I'm new to the forums, and new to this whole endeavour so please be gentle with me... I'm trying to relive my youth, albeit with a budget that I couldn't afford now if these parts were all current and new, and build a gaming machine the likes of which I could only have imagined back in the day...

The Plan
Over the last month or so I've started to accumulate parts to make what I hope would become the most ridiculous/brilliant but functional Windows XP based gaming machine. I did a fair bit of reading and decided that I wanted to base my build around a Quad-SLI setup using GTX 780 TI's. I understand that these were the last cards to have official driver support within XP, supported Quad-SLI and were relatively affordable and easy to come by. I also understand that SLI is poorly supported and rarely offers any advantages, certainly beyond 2-way in most cases. None the less the whole point was to go over the top just because I can.

The next issue I had was finding a Quad-SLI supporting motherboard with XP driver support. A brief dalliance with an Asus Rampage III Extreme (misunderstanding that despite the four PCIx16 slots, it only supported Triple-SLI), and I found an excellent deal on the newer equivalent.

The Build
I've constructed my machine comprised of the following parts, and thanks to the truly superb "Snappy Driver Installer" I'm pleased to say that Device Manager shows that all hardware is installed and working as it should, despite Asus not offering official XP support on this board...

Asus Rampage IV Black Edition X79 Motherboard
Intel i7-4960X CPU
Be Quiet! Dark Rock 4 Cooler + Silent Wings 3 Fan
4 x 2GB Corsair Dominator Platinum 1600Mhz DDR3 (Obviously only <4GB is recognised by XP, but at least it's setup as Quad channel)
2TB Firecuda SSHD
EVGA 1600W Platinum PSU
6 x Corsair LL120 Fans (3 front intake, 2 top exhaust, 1 rear exhaust)
2 x Corsair AF140 Fans (bottom intake)[/list][/list]

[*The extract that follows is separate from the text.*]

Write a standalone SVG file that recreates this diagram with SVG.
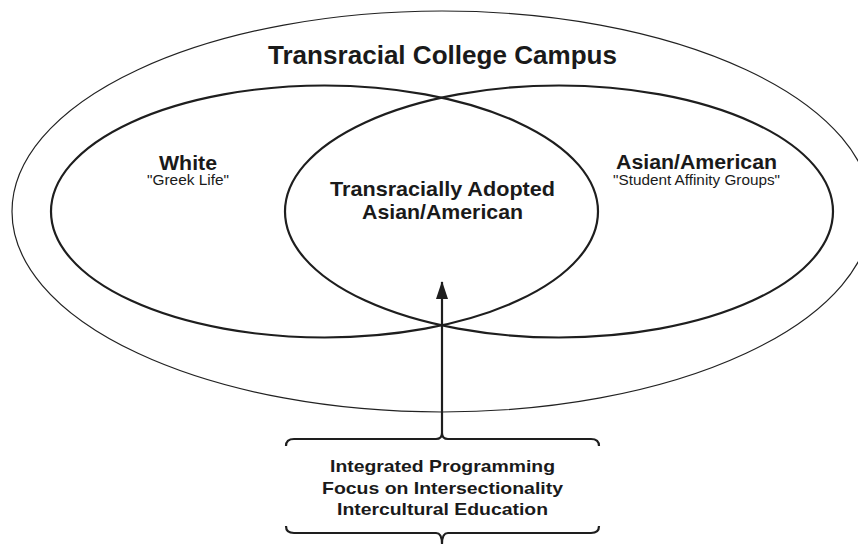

So far I've installed just two 780 TI's to get it running, including using the Asus ROG Flexible SLI Bridge that came with the motherboard and was still sealed in it's packaging. I have a 3rd card ready, and am still on the hunt for the 4th at the right price. All are matching MSI GamingX 3GB models.

The whole machine is housed within a Corsair Carbide Air 740 High Air-Flow Case, which to my mind looks awesome, if not at all period correct.

Windows XP (32-bit) is installed successfully using IDE mode on the SATA Controller and Easy2Boot to do the installation itself. I was pleasantly surprised to find that it was still able to connect to Windows Update services too, so after a busy few hours of downloading the installation is also fully patched as far as it will go.

In terms of other software, I've only installed MSI Afterburner (no changes to settings as yet, just useful for monitoring) and "WinCDEmu" to mount ISO's when needed.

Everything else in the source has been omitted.